### Task statement
Exactly repeat the material, dropping every picture from the copy.

..........

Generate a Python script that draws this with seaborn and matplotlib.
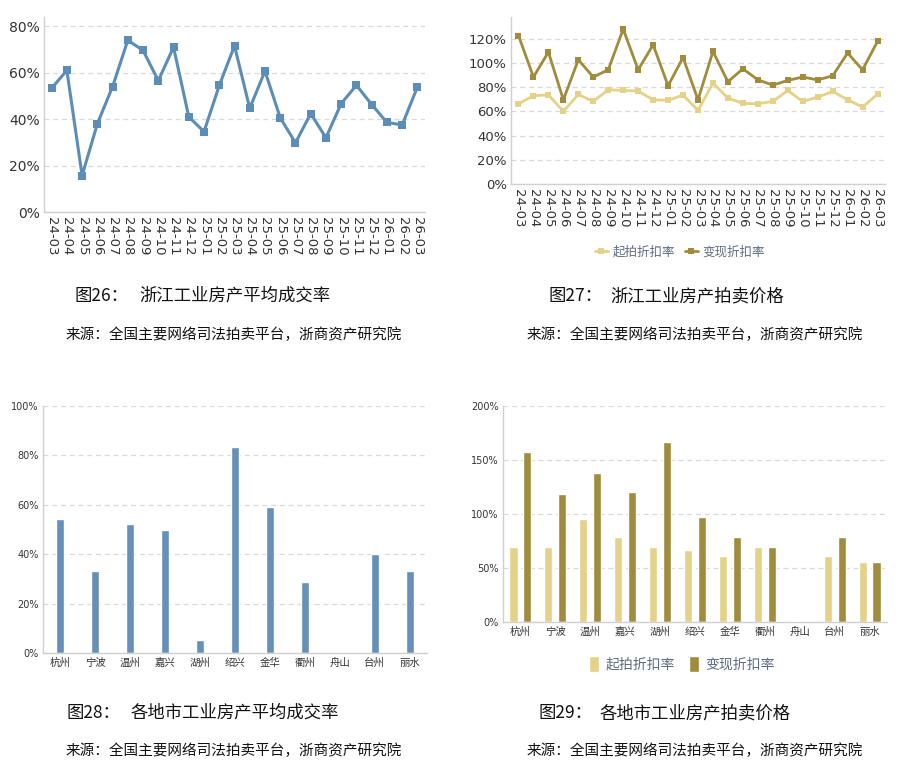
import matplotlib
matplotlib.use("Agg")
import matplotlib.pyplot as plt
import seaborn as sns
import pandas as pd
from matplotlib.ticker import FuncFormatter, FixedLocator

sns.set_theme(style="white")
plt.rcParams['font.family'] = ['DejaVu Sans', 'Noto Sans CJK SC']

# ---------------- data ----------------
months = ["24-03", "24-04", "24-05", "24-06", "24-07", "24-08", "24-09", "24-10", "24-11",
          "24-12", "25-01", "25-02", "25-03", "25-04", "25-05", "25-06", "25-07", "25-08",
          "25-09", "25-10", "25-11", "25-12", "26-01", "26-02", "26-03"]
deal_rate = [53.3, 61, 15.7, 38, 54, 74, 69.6, 56.6, 71, 41, 34.6, 54.5, 71.6, 44.7, 60.7,
             40.6, 29.8, 42.4, 32, 46.7, 54.6, 46.3, 38.6, 37.5, 53.8]
start_disc = [66.3, 72.9, 73.7, 60, 74, 68.2, 77.9, 77.3, 76.8, 69.6, 69.1, 73.5, 60.8, 83.4,
              71, 66.6, 66.3, 68.2, 77.3, 68.2, 71.8, 76.5, 69.6, 63.6, 74.3]
real_disc = [122.7, 88.4, 109, 69.6, 102.6, 88.4, 94.4, 128, 94.4, 115, 81.2, 104.5, 69.6,
             109.5, 84.5, 95.2, 86.1, 81.7, 85.6, 88.4, 86, 89.4, 108.2, 94.4, 117.8]

cities = ["杭州", "宁波", "温州", "嘉兴", "湖州", "绍兴", "金华", "衢州", "舟山", "台州", "丽水"]
city_rate = [54.4, 33.3, 52.3, 49.9, 5.4, 83.3, 59.2, 28.6, 0.4, 39.9, 33.3]
city_start = [69.6, 69.6, 94.9, 78.2, 69.6, 66.5, 60.9, 69.6, 0.5, 60.9, 55.3]
city_real = [157.3, 118.7, 137.6, 119.9, 166.3, 97.4, 78.8, 69.6, 0.5, 78.8, 55.3]

series_names = ["起拍折扣率", "变现折扣率"]
captions = [("图26：", "浙江工业房产平均成交率"), ("图27：", "浙江工业房产拍卖价格"),
            ("图28：", "各地市工业房产平均成交率"), ("图29：", "各地市工业房产拍卖价格")]
source = "来源：全国主要网络司法拍卖平台，浙商资产研究院"

BLUE_LINE = "#5B8DB6"
BLUE_BAR = "#6690B8"
LIGHT = "#E4D288"
DARK = "#A08C3C"
GRID = "#d9d9d9"
SPINE = "#d0d0d0"
TXT = "#333333"
CJK = ['Noto Sans CJK SC', 'DejaVu Sans']

fig = plt.figure(figsize=(9, 7.74), dpi=100)
W, H = 900, 774


def add_ax(l, r, b, t):
    return fig.add_axes([l / W, 1 - b / H, (r - l) / W, (b - t) / H])


def style(ax, ymax, yticks, ysize, n):
    ax.set_ylim(0, ymax)
    ax.set_xlim(-0.5, n - 0.5)
    ax.set_yticks(yticks)
    ax.yaxis.set_major_formatter(FuncFormatter(lambda v, p: f"{v:.0f}%"))
    ax.grid(axis='y', linestyle=(0, (4, 3)), color=GRID, linewidth=0.9)
    ax.set_axisbelow(True)
    for s in ['top', 'right']:
        ax.spines[s].set_visible(False)
    for s in ['left', 'bottom']:
        ax.spines[s].set_color(SPINE)
        ax.spines[s].set_linewidth(1.0)
    ax.tick_params(axis='y', length=0, labelsize=ysize, labelcolor=TXT, pad=3)
    ax.tick_params(axis='x', which='major', length=0, labelcolor=TXT)
    ax.xaxis.set_minor_locator(FixedLocator([i + 0.5 for i in range(-1, n)]))
    ax.tick_params(axis='x', which='minor', length=4, color=SPINE, width=0.8)
    ax.set_xlabel("")
    ax.set_ylabel("")


# ---------- Chart 26 ----------
ax1 = add_ax(44, 425, 212, 17)
df1 = pd.DataFrame({"m": months, "v": deal_rate})
sns.lineplot(data=df1, x="m", y="v", ax=ax1, color=BLUE_LINE, linewidth=2.2,
             marker="s", markersize=5.5, markeredgewidth=0, sort=False)
style(ax1, 84, [0, 20, 40, 60, 80], 10, len(months))
ax1.set_xticks(range(len(months)))
ax1.set_xticklabels(months, rotation=-90, fontsize=9.5)

# ---------- Chart 27 ----------
ax2 = add_ax(511, 885, 184, 17)
df2 = pd.DataFrame({"m": months * 2,
                    "v": start_disc + real_disc,
                    "s": [series_names[0]] * len(months) + [series_names[1]] * len(months)})
sns.lineplot(data=df2, x="m", y="v", hue="s", ax=ax2,
             palette={series_names[0]: LIGHT, series_names[1]: DARK},
             linewidth=2.0, marker="s", markersize=5, markeredgewidth=0, sort=False)
style(ax2, 138, [0, 20, 40, 60, 80, 100, 120], 9.5, len(months))
ax2.set_xticks(range(len(months)))
ax2.set_xticklabels(months, rotation=-90, fontsize=9.5)
h, l = ax2.get_legend_handles_labels()
ax2.legend(h, l, loc='center', bbox_to_anchor=(680 / W, 1 - 252 / H),
           bbox_transform=fig.transFigure, ncol=2, frameon=False,
           prop={'family': CJK, 'size': 9}, labelcolor="#5f6b80",
           handlelength=1.0, columnspacing=0.8, handletextpad=0.4)

# ---------- Chart 28 ----------
ax3 = add_ax(43, 427, 653, 406)
df3 = pd.DataFrame({"c": cities, "v": city_rate})
sns.barplot(data=df3, x="c", y="v", ax=ax3, color=BLUE_BAR, width=0.23, saturation=1)
style(ax3, 100, [0, 20, 40, 60, 80, 100], 7, len(cities))
ax3.set_xticks(range(len(cities)))
ax3.set_xticklabels(cities, fontsize=7.5, family=CJK)

# ---------- Chart 29 ----------
ax4 = add_ax(503, 887, 621.7, 406)
df4 = pd.DataFrame({"c": cities * 2,
                    "v": city_start + city_real,
                    "s": [series_names[0]] * len(cities) + [series_names[1]] * len(cities)})
sns.barplot(data=df4, x="c", y="v", hue="s", ax=ax4,
            palette={series_names[0]: LIGHT, series_names[1]: DARK},
            width=0.8, gap=0.42, saturation=1)
style(ax4, 200, [0, 50, 100, 150, 200], 7, len(cities))
ax4.set_xticks(range(len(cities)))
ax4.set_xticklabels(cities, fontsize=7.5, family=CJK)
h, l = ax4.get_legend_handles_labels()
ax4.legend(h, l, loc='center', bbox_to_anchor=(682 / W, 1 - 664 / H),
           bbox_transform=fig.transFigure, ncol=2, frameon=False,
           prop={'family': CJK, 'size': 10}, labelcolor="#5f6b80",
           handlelength=0.7, handleheight=1.3, columnspacing=1.0, handletextpad=0.5)

# ---------- captions ----------
cap_pos = [(75, 139, 296, 66, 335), (548, 610, 296, 527, 335),
           (66, 131, 713, 66, 751), (538, 600, 713, 527, 751)]
for (num, title), (xn, xt, yt, xs, ys) in zip(captions, cap_pos):
    fig.text(xn / W, 1 - yt / H, num, fontsize=12.5, family=CJK, va='center', color="#111111")
    fig.text(xt / W, 1 - yt / H, title, fontsize=12.5, family=CJK, va='center', color="#111111")
    fig.text(xs / W, 1 - ys / H, source, fontsize=10.5, family=CJK, va='center', color="#111111")

fig.savefig("out.png", dpi=100, facecolor="white")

..........

### Expected answer
Generate a Python script that draws this with seaborn and matplotlib.
import matplotlib
matplotlib.use("Agg")
import matplotlib.pyplot as plt
import seaborn as sns
import pandas as pd
from matplotlib.ticker import FuncFormatter, FixedLocator

sns.set_theme(style="white")
plt.rcParams['font.family'] = ['DejaVu Sans', 'Noto Sans CJK SC']

# ---------------- data ----------------
months = ["24-03", "24-04", "24-05", "24-06", "24-07", "24-08", "24-09", "24-10", "24-11",
          "24-12", "25-01", "25-02", "25-03", "25-04", "25-05", "25-06", "25-07", "25-08",
          "25-09", "25-10", "25-11", "25-12", "26-01", "26-02", "26-03"]
deal_rate = [53.3, 61, 15.7, 38, 54, 74, 69.6, 56.6, 71, 41, 34.6, 54.5, 71.6, 44.7, 60.7,
             40.6, 29.8, 42.4, 32, 46.7, 54.6, 46.3, 38.6, 37.5, 53.8]
start_disc = [66.3, 72.9, 73.7, 60, 74, 68.2, 77.9, 77.3, 76.8, 69.6, 69.1, 73.5, 60.8, 83.4,
              71, 66.6, 66.3, 68.2, 77.3, 68.2, 71.8, 76.5, 69.6, 63.6, 74.3]
real_disc = [122.7, 88.4, 109, 69.6, 102.6, 88.4, 94.4, 128, 94.4, 115, 81.2, 104.5, 69.6,
             109.5, 84.5, 95.2, 86.1, 81.7, 85.6, 88.4, 86, 89.4, 108.2, 94.4, 117.8]

cities = ["杭州", "宁波", "温州", "嘉兴", "湖州", "绍兴", "金华", "衢州", "舟山", "台州", "丽水"]
city_rate = [54.4, 33.3, 52.3, 49.9, 5.4, 83.3, 59.2, 28.6, 0.4, 39.9, 33.3]
city_start = [69.6, 69.6, 94.9, 78.2, 69.6, 66.5, 60.9, 69.6, 0.5, 60.9, 55.3]
city_real = [157.3, 118.7, 137.6, 119.9, 166.3, 97.4, 78.8, 69.6, 0.5, 78.8, 55.3]

series_names = ["起拍折扣率", "变现折扣率"]
captions = [("图26：", "浙江工业房产平均成交率"), ("图27：", "浙江工业房产拍卖价格"),
            ("图28：", "各地市工业房产平均成交率"), ("图29：", "各地市工业房产拍卖价格")]
source = "来源：全国主要网络司法拍卖平台，浙商资产研究院"

BLUE_LINE = "#5B8DB6"
BLUE_BAR = "#6690B8"
LIGHT = "#E4D288"
DARK = "#A08C3C"
GRID = "#d9d9d9"
SPINE = "#d0d0d0"
TXT = "#333333"
CJK = ['Noto Sans CJK SC', 'DejaVu Sans']

fig = plt.figure(figsize=(9, 7.74), dpi=100)
W, H = 900, 774


def add_ax(l, r, b, t):
    return fig.add_axes([l / W, 1 - b / H, (r - l) / W, (b - t) / H])


def style(ax, ymax, yticks, ysize, n):
    ax.set_ylim(0, ymax)
    ax.set_xlim(-0.5, n - 0.5)
    ax.set_yticks(yticks)
    ax.yaxis.set_major_formatter(FuncFormatter(lambda v, p: f"{v:.0f}%"))
    ax.grid(axis='y', linestyle=(0, (4, 3)), color=GRID, linewidth=0.9)
    ax.set_axisbelow(True)
    for s in ['top', 'right']:
        ax.spines[s].set_visible(False)
    for s in ['left', 'bottom']:
        ax.spines[s].set_color(SPINE)
        ax.spines[s].set_linewidth(1.0)
    ax.tick_params(axis='y', length=0, labelsize=ysize, labelcolor=TXT, pad=3)
    ax.tick_params(axis='x', which='major', length=0, labelcolor=TXT)
    ax.xaxis.set_minor_locator(FixedLocator([i + 0.5 for i in range(-1, n)]))
    ax.tick_params(axis='x', which='minor', length=4, color=SPINE, width=0.8)
    ax.set_xlabel("")
    ax.set_ylabel("")


# ---------- Chart 26 ----------
ax1 = add_ax(44, 425, 212, 17)
df1 = pd.DataFrame({"m": months, "v": deal_rate})
sns.lineplot(data=df1, x="m", y="v", ax=ax1, color=BLUE_LINE, linewidth=2.2,
             marker="s", markersize=5.5, markeredgewidth=0, sort=False)
style(ax1, 84, [0, 20, 40, 60, 80], 10, len(months))
ax1.set_xticks(range(len(months)))
ax1.set_xticklabels(months, rotation=-90, fontsize=9.5)

# ---------- Chart 27 ----------
ax2 = add_ax(511, 885, 184, 17)
df2 = pd.DataFrame({"m": months * 2,
                    "v": start_disc + real_disc,
                    "s": [series_names[0]] * len(months) + [series_names[1]] * len(months)})
sns.lineplot(data=df2, x="m", y="v", hue="s", ax=ax2,
             palette={series_names[0]: LIGHT, series_names[1]: DARK},
             linewidth=2.0, marker="s", markersize=5, markeredgewidth=0, sort=False)
style(ax2, 138, [0, 20, 40, 60, 80, 100, 120], 9.5, len(months))
ax2.set_xticks(range(len(months)))
ax2.set_xticklabels(months, rotation=-90, fontsize=9.5)
h, l = ax2.get_legend_handles_labels()
ax2.legend(h, l, loc='center', bbox_to_anchor=(680 / W, 1 - 252 / H),
           bbox_transform=fig.transFigure, ncol=2, frameon=False,
           prop={'family': CJK, 'size': 9}, labelcolor="#5f6b80",
           handlelength=1.0, columnspacing=0.8, handletextpad=0.4)

# ---------- Chart 28 ----------
ax3 = add_ax(43, 427, 653, 406)
df3 = pd.DataFrame({"c": cities, "v": city_rate})
sns.barplot(data=df3, x="c", y="v", ax=ax3, color=BLUE_BAR, width=0.23, saturation=1)
style(ax3, 100, [0, 20, 40, 60, 80, 100], 7, len(cities))
ax3.set_xticks(range(len(cities)))
ax3.set_xticklabels(cities, fontsize=7.5, family=CJK)

# ---------- Chart 29 ----------
ax4 = add_ax(503, 887, 621.7, 406)
df4 = pd.DataFrame({"c": cities * 2,
                    "v": city_start + city_real,
                    "s": [series_names[0]] * len(cities) + [series_names[1]] * len(cities)})
sns.barplot(data=df4, x="c", y="v", hue="s", ax=ax4,
            palette={series_names[0]: LIGHT, series_names[1]: DARK},
            width=0.8, gap=0.42, saturation=1)
style(ax4, 200, [0, 50, 100, 150, 200], 7, len(cities))
ax4.set_xticks(range(len(cities)))
ax4.set_xticklabels(cities, fontsize=7.5, family=CJK)
h, l = ax4.get_legend_handles_labels()
ax4.legend(h, l, loc='center', bbox_to_anchor=(682 / W, 1 - 664 / H),
           bbox_transform=fig.transFigure, ncol=2, frameon=False,
           prop={'family': CJK, 'size': 10}, labelcolor="#5f6b80",
           handlelength=0.7, handleheight=1.3, columnspacing=1.0, handletextpad=0.5)

# ---------- captions ----------
cap_pos = [(75, 139, 296, 66, 335), (548, 610, 296, 527, 335),
           (66, 131, 713, 66, 751), (538, 600, 713, 527, 751)]
for (num, title), (xn, xt, yt, xs, ys) in zip(captions, cap_pos):
    fig.text(xn / W, 1 - yt / H, num, fontsize=12.5, family=CJK, va='center', color="#111111")
    fig.text(xt / W, 1 - yt / H, title, fontsize=12.5, family=CJK, va='center', color="#111111")
    fig.text(xs / W, 1 - ys / H, source, fontsize=10.5, family=CJK, va='center', color="#111111")

fig.savefig("out.png", dpi=100, facecolor="white")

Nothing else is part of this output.